For them, the key issue in the debate about Australia's future submarine program is "self-reliance", which, they say, trumps all other considerations.
The result is a blank cheque to local protectionists that would cost Australia dearly.
Dibb and Brabin-Smith define self-reliance as a policy that "minimises the potential compromise of Australia's independent capacity to look after its sovereign interests". This goal, they say, is "more important" than "the relationship between capability, cost, and risk", which are secondary "technical aspects". Reflecting its primacy, the self-reliance objective should exclude any submarine option we could not "operate and maintain by ourselves". On this basis, they criticise Ross Babbage and me for recommending that when government decides on the future submarine program, it consider all options, including the US Virginia class nuclear submarines.
Unfortunately, the Dibb-Brabin-Smith argument is factually incorrect and analytically flawed. It is incorrect to suggest we can "operate and maintain" the Collins fleet "by ourselves". Rather, achieving successful operation of Collins depends on collaboration between the RAN and the US Navy. For instance, the RAN and the US Navy are engaged in efforts to field and upgrade a US combat control system, the AN/BYG-1. We might be even more dependent on the US if we operated Virginia class submarines; but it is disingenuous to pretend our starting point is independence.
Indeed, across the full spectrum of our defence assets, the key Dibb-Brabin-Smith criterion - the "ability to operate" without "US technical support" during "a military conflict we deemed in our national interests, and Washington did not" - is an illusion.
It is an illusion for a simple reason: it is unachievable at anything approaching acceptable cost. And that comes to the analytical error Dibb-Brabin-Smith make: they treat what they call "strategic drivers", notably self-reliance, as if they could be pursued without concern for the burdens they would place on national resources.
Governments, in contrast, have to operate in a world where there is an inescapable tension between unlimited ends and insufficient means. There is no way to navigate that tension without balancing cost and consequence: without assessing what needs to be given up to achieve objectives and deciding whether the sacrifice is worth making. This is as true in national defence as in other areas of public policy. It applies not only to the high-level choice between guns and butter, but to defence self-reliance.
After all, self-reliance is inevitably a matter of degree. Getting more of it implies having less of something else. A weighing of gains and losses is therefore required. Yes, the benefits of self-reliance are difficult to express in dollars. But ultimately, government budgets come in dollars, and hence decisions about how self-reliant we should be must be reduced to dollar terms. So must the capability and procurement choices for any future submarine, as well as for the many other weapons systems promised in the 2009 Defence White Paper.
Yet this is an area where rational analysis is rare. In part, that reflects the difficulties of the task. Ideally, analysts would estimate the military value of the various weapons options, and ensure resources were allocated so as to get the most defence from a given level of spending or secure a given level of defence at least cost.

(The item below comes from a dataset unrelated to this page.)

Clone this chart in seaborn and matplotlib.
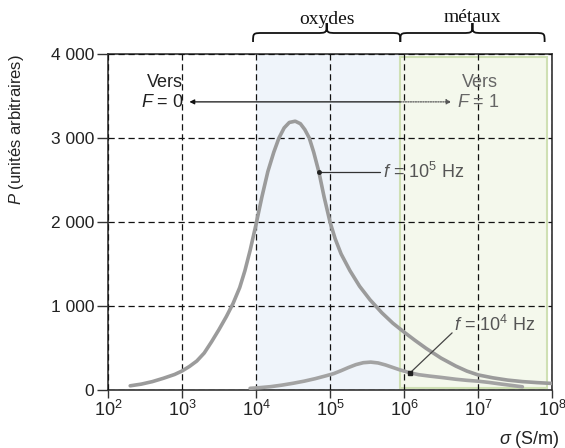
import numpy as np
import pandas as pd
import matplotlib
matplotlib.use("Agg")
import matplotlib.pyplot as plt
import seaborn as sns
from matplotlib.path import Path
from matplotlib.patches import PathPatch, Rectangle
from matplotlib.transforms import blended_transform_factory

# ---------------- data ----------------
log_sigma_f5 = [2.30, 2.45, 2.60, 2.75, 2.90, 3.00, 3.10, 3.20, 3.30, 3.40, 3.50, 3.60,
                3.69, 3.78, 3.85, 3.92, 4.00, 4.08, 4.16, 4.24, 4.31, 4.38, 4.45, 4.53,
                4.60, 4.66, 4.72, 4.78, 4.85, 4.92, 5.00, 5.07, 5.15, 5.27, 5.40, 5.54,
                5.70, 5.85, 6.00, 6.15, 6.30, 6.50, 6.70, 6.85, 7.00, 7.20, 7.40, 7.60,
                7.80, 8.00]
P_f5 = [50, 70, 100, 140, 185, 226, 280, 345, 440, 575, 720, 875,
        1030, 1220, 1420, 1660, 1970, 2300, 2600, 2830, 3000, 3120, 3185, 3200,
        3170, 3100, 3000, 2830, 2595, 2300, 2000, 1800, 1620, 1420, 1235, 1075,
        920, 795, 690, 590, 495, 380, 285, 225, 180, 145, 118, 100,
        88, 78]

log_sigma_f4 = [3.92, 4.05, 4.20, 4.35, 4.50, 4.65, 4.80, 4.95, 5.05, 5.15, 5.25, 5.35,
                5.45, 5.55, 5.65, 5.75, 5.85, 5.95, 6.08, 6.20, 6.35, 6.50, 6.70, 6.85,
                7.00, 7.15, 7.30, 7.45, 7.60]
P_f4 = [20, 28, 40, 58, 80, 105, 135, 170, 195, 230, 268, 302,
        325, 332, 322, 298, 268, 238, 205, 182, 165, 150, 128, 115,
        105, 90, 72, 55, 38]

series_labels = ["f = 1e5 Hz", "f = 1e4 Hz"]
y_ticks = [0, 1000, 2000, 3000, 4000]
y_tick_labels = ["0", "1 000", "2 000", "3 000", "4 000"]
x_ticks = [1e2, 1e3, 1e4, 1e5, 1e6, 1e7, 1e8]
x_tick_labels = [r"$10^{2}$", r"$10^{3}$", r"$10^{4}$", r"$10^{5}$",
                 r"$10^{6}$", r"$10^{7}$", r"$10^{8}$"]

df = pd.concat([
    pd.DataFrame({"sigma": np.power(10.0, log_sigma_f5), "P": P_f5, "serie": series_labels[0]}),
    pd.DataFrame({"sigma": np.power(10.0, log_sigma_f4), "P": P_f4, "serie": series_labels[1]}),
])

# ---------------- style ----------------
sns.set_theme(style="white")
plt.rcParams["font.family"] = ["Liberation Sans", "DejaVu Sans"]
plt.rcParams["mathtext.fontset"] = "custom"
plt.rcParams["mathtext.rm"] = "Liberation Sans"
plt.rcParams["mathtext.it"] = "Liberation Sans:italic"

fig = plt.figure(figsize=(5.65, 4.48), dpi=100)
ax = fig.add_axes([108 / 565, 58 / 448, 444 / 565, 336 / 448])

# shaded regions
ax.axvspan(1e4, 10**5.95, color="#eff4fa", zorder=0, lw=0)
green = Rectangle((10**5.95, 20), 10**7.93 - 10**5.95, 3950, facecolor="#f4f8ec",
                  edgecolor="#cfe0b4", lw=1.5, zorder=0.5)
ax.add_patch(green)

sns.lineplot(data=df, x="sigma", y="P", hue="serie", palette=["#9b9b9b", "#a3a3a3"],
             linewidth=2.6, legend=False, ax=ax, sort=True, zorder=3)

ax.set_xscale("log")
ax.set_xlim(1e2, 1e8)
ax.set_ylim(0, 4000)
ax.set_xticks(x_ticks)
ax.set_xticklabels(x_tick_labels, fontsize=13)
ax.minorticks_off()
ax.set_yticks(y_ticks)
ax.set_yticklabels(y_tick_labels, fontsize=12.5)
ax.tick_params(axis="y", direction="out", length=8, width=1.0, color="#333333", pad=2,
               left=True, labelcolor="#222222")
ax.tick_params(axis="x", direction="out", length=6, width=1.0, color="#333333", pad=1,
               bottom=True, labelcolor="#222222")
for s in ax.spines.values():
    s.set_color("#333333")
    s.set_linewidth(1.2)

ax.grid(True, which="major", color="#111111", linestyle=(0, (5, 3)), linewidth=0.9)
ax.set_axisbelow(False)
for gl in ax.get_xgridlines() + ax.get_ygridlines():
    gl.set_zorder(1)

ax.set_xlabel("")
ax.set_ylabel(r"$\mathit{P}$ (unités arbitraires)", fontsize=12, color="#222222")
ax.yaxis.set_label_coords(-0.185, 0.775)
fig.text(560 / 565, 1 - 439 / 448, r"$\mathit{\sigma}$ (S/m)", ha="right", va="center",
         fontsize=13, color="#222222")

# ---------------- annotations ----------------
ax.annotate("", xy=(10**3.10, 3430), xytext=(10**5.95, 3430),
            arrowprops=dict(arrowstyle="-|>", color="#111111", lw=0.9,
                            mutation_scale=7, shrinkA=0, shrinkB=0), zorder=5)
ax.annotate("", xy=(10**6.64, 3430), xytext=(10**5.95, 3430),
            arrowprops=dict(arrowstyle="-|>", color="#555555", lw=0.9, ls=(0, (1, 1)),
                            mutation_scale=7, shrinkA=0, shrinkB=0), zorder=5)
ax.text(10**2.77, 3660, "Vers", ha="center", va="center", fontsize=13, color="#222222")
ax.text(10**3.03, 3420, r"$\mathit{F}$ = 0", ha="right", va="center", fontsize=13,
        color="#222222")
ax.text(10**7.03, 3660, "Vers", ha="center", va="center", fontsize=13, color="#666666")
ax.text(10**6.72, 3420, r"$\mathit{F}$ = 1", ha="left", va="center", fontsize=13,
        color="#666666")

# f = 10^5 Hz
ax.plot([10**4.85, 10**5.67], [2595, 2595], color="#333333", lw=0.9, zorder=5)
ax.plot([10**4.85], [2595], marker="o", ms=2.5, color="#222222", zorder=6)
ax.text(10**5.72, 2595, r"$\mathit{f}$ = 10$^{5}$ Hz", ha="left", va="center",
        fontsize=13, color="#555555")

# f = 10^4 Hz
ax.plot([10**6.08, 10**6.65], [202, 680], color="#444444", lw=0.9, zorder=5)
ax.plot([10**6.08], [202], marker="s", ms=2.5, color="#222222", zorder=6)
ax.text(10**6.68, 780, r"$\mathit{f}$ = 10$^{4}$ Hz", ha="left", va="center",
        fontsize=13, color="#555555")

# ---------------- braces ----------------
tr = blended_transform_factory(ax.transData, ax.transAxes)


def brace(lx0, lx1, y_end, y_arm, y_tip, d=0.14):
    lm = 0.5 * (lx0 + lx1)
    p = lambda lx, y: (10**lx, y)
    verts = [p(lx0, y_end),
             p(lx0, y_arm), p(lx0, y_arm), p(lx0 + d, y_arm),
             p(lm - d, y_arm),
             p(lm, y_arm), p(lm, y_arm), p(lm, y_tip),
             p(lm, y_arm), p(lm, y_arm), p(lm + d, y_arm),
             p(lx1 - d, y_arm),
             p(lx1, y_arm), p(lx1, y_arm), p(lx1, y_end)]
    codes = [Path.MOVETO,
             Path.CURVE4, Path.CURVE4, Path.CURVE4,
             Path.LINETO,
             Path.CURVE4, Path.CURVE4, Path.CURVE4,
             Path.CURVE4, Path.CURVE4, Path.CURVE4,
             Path.LINETO,
             Path.CURVE4, Path.CURVE4, Path.CURVE4]
    patch = PathPatch(Path(verts, codes), transform=tr, fill=False, lw=1.3,
                      edgecolor="#111111", clip_on=False)
    ax.add_patch(patch)


y_end = 1 + 12 / 336
y_arm = 1 + 21 / 336
y_tip = 1 + 31 / 336
brace(3.96, 5.95, y_end, y_arm, y_tip)
brace(5.95, 7.90, y_end, y_arm, y_tip)
ax.text(10**4.96, 1 + 30 / 336, "oxydes", transform=tr, ha="center", va="baseline",
        fontsize=14, family=["Liberation Serif"], color="#111111")
ax.text(10**6.92, 1 + 32 / 336, "métaux", transform=tr, ha="center", va="baseline",
        fontsize=14, family=["Liberation Serif"], color="#111111")

fig.savefig("out.png", dpi=100, facecolor="white")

In practice, however, defence capability is frustratingly difficult to measure: it only has utility relative to that of potential adversaries and then only in the context of contingencies with hard-to-estimate likelihoods and outcomes. Ultimately, the test of military value is under battlefield conditions: but (fortunately) that opportunity only arises intermittently. Even then, its lessons may not be conclusive and are rarely timely. Trapped between an ambiguous past and an unknowable future, defence planners struggle to measure costs and benefits.
All too readily, they fall back on defining "requirements" that are unduly conservative and unduly adventurous: unduly conservative in preserving long-established force configurations; unduly adventurous in seeking improved system capabilities that might provide an edge in combat, regardless of the resources required.

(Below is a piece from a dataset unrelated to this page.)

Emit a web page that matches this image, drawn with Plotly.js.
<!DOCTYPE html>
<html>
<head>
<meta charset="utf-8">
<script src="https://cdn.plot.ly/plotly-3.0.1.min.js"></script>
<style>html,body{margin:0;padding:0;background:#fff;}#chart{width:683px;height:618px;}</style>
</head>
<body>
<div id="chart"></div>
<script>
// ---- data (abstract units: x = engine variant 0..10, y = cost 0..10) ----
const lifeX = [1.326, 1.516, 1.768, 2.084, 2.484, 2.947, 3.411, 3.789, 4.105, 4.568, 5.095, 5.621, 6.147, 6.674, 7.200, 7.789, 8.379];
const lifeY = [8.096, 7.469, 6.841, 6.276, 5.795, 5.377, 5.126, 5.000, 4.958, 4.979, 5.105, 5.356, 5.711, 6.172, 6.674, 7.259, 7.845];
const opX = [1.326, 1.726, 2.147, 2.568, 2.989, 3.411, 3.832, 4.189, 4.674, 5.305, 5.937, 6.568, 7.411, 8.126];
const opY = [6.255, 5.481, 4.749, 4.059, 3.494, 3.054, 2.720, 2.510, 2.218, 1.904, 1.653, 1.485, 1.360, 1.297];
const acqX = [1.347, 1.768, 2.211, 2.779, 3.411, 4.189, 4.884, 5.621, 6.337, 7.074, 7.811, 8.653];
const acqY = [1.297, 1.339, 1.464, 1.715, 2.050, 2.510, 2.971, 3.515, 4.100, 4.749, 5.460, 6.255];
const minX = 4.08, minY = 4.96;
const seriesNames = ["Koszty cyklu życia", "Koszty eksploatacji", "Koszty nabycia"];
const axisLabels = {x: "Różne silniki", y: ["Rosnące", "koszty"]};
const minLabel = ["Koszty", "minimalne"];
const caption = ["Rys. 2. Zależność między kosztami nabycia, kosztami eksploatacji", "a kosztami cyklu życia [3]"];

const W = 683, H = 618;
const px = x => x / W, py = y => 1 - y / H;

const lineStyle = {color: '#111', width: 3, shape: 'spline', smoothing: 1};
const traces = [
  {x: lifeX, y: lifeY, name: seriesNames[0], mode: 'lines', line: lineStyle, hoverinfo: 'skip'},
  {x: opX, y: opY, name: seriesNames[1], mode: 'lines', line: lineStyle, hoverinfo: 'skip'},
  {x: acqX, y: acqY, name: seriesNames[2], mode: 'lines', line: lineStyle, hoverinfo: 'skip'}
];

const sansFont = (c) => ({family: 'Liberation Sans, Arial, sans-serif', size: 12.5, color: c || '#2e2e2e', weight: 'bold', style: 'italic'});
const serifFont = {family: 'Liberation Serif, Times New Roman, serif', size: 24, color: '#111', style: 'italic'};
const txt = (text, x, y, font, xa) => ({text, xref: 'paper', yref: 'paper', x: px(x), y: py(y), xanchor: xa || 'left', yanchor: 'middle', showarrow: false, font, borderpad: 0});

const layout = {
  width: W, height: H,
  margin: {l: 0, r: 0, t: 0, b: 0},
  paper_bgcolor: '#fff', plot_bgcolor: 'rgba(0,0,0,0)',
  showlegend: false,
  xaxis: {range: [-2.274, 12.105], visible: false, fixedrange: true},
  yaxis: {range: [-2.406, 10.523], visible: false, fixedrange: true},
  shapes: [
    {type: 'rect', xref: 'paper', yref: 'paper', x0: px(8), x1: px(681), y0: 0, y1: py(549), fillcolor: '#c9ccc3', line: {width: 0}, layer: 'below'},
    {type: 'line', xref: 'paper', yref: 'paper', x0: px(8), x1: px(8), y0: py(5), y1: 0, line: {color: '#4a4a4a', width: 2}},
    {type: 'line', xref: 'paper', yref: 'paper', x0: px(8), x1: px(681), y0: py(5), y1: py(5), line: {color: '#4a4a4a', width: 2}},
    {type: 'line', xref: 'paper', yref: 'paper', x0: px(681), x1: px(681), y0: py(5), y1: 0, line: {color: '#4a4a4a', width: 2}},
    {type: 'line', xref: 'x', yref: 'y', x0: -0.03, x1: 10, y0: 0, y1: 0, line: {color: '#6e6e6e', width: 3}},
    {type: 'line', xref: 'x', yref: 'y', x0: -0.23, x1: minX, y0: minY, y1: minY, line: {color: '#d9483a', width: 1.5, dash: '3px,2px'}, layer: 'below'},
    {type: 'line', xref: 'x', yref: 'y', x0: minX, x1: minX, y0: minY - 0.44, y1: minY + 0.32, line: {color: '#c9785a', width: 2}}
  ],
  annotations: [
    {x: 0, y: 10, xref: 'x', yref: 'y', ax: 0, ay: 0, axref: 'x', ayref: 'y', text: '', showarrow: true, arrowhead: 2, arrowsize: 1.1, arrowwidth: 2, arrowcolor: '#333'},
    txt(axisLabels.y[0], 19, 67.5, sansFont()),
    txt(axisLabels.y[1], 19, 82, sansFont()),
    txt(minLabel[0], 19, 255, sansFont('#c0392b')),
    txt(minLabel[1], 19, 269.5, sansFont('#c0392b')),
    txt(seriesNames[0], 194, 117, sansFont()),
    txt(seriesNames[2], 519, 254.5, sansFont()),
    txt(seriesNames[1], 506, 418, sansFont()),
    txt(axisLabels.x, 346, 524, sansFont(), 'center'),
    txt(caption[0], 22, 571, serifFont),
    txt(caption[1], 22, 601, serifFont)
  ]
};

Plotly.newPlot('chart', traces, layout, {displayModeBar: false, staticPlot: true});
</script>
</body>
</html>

The result is a vicious cycle of unending increases in the complexity and cost of weapons systems, a continuing reduction in the number of items acquired and ever longer system lifetimes, as the high cost of new systems induces policy-makers to defer replacement. In turn, lengthy gaps between generations ensure each time a new system is planned, the services load it with as many capabilities as possible, pushing the technology frontier, magnifying risks and shifting costs on to future taxpayers. The Collins program's troubled history exemplifies these forces at work. Dibb and Brabin-Smith claim "the capabilities chosen for Collins were based on a careful analysis of Australia's unique geostrategic circumstances". In fact, as the RAND review found, "the operational and performance requirements were set very early", in a way that "greatly impacted overall design and build" yet "did not understand or plan for the risks involved".
The recent interim report on the Cole review of the sustainability of the Collins class is even more damning, concluding that "despite the fact that virtually all senior people were clear the Collins capability is 'strategic', there is no clear understanding of why": rather, thanks to problems that "originate from the project's very beginnings", the review team found "misunderstandings, ambiguity and a lack of common purpose".

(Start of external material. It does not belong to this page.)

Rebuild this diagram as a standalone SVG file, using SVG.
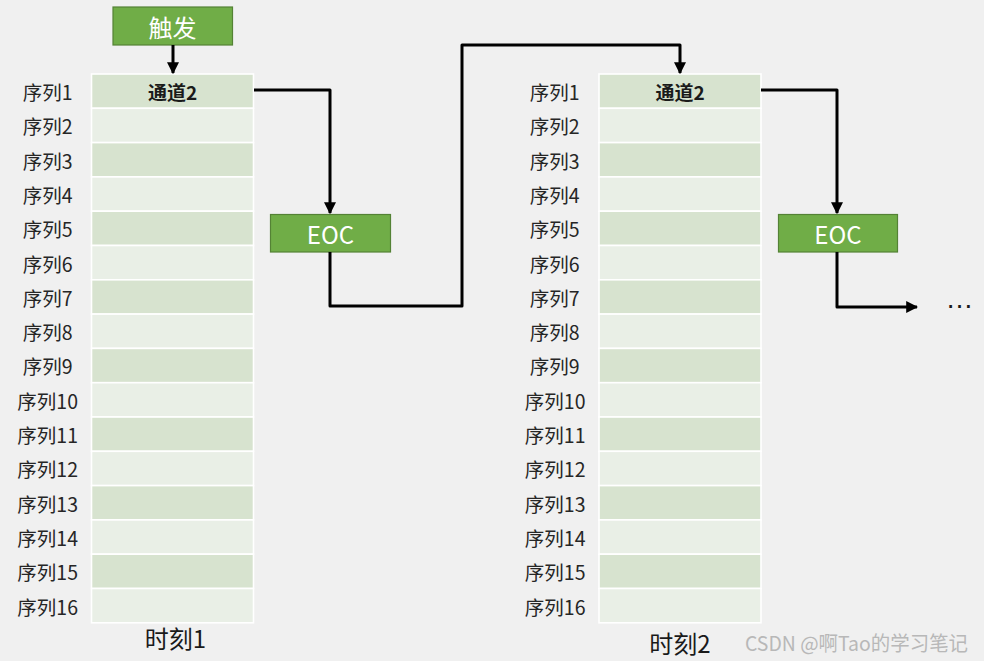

With many billions of dollars at stake, it is vital those errors not be repeated. But it is not easy to be optimistic. The initial promise of 12 submarines to be assembled in South Australia was not based on proper analysis.
Now, powerful defence industry lobbies are mobilised to lock it in. And nothing would make their job simpler than allowing the chimera of self-reliance to exclude foreign sourcing, thereby eliminating competition. All that promises is yet another costly failure.
Faced with that danger, we need to broaden, rather than arbitrarily narrow, the options considered, subjecting them to careful cost-benefit appraisal.
And if some options exchange increased reliance on the US for lower costs or reduced risk, let them too be on the table.
Envisaging alternatives before engaging in action is the essence of sensible decision-making. The flaws in our defence procurement cannot be fixed without it.
Asking more of the right questions more of the time would be a great place to start.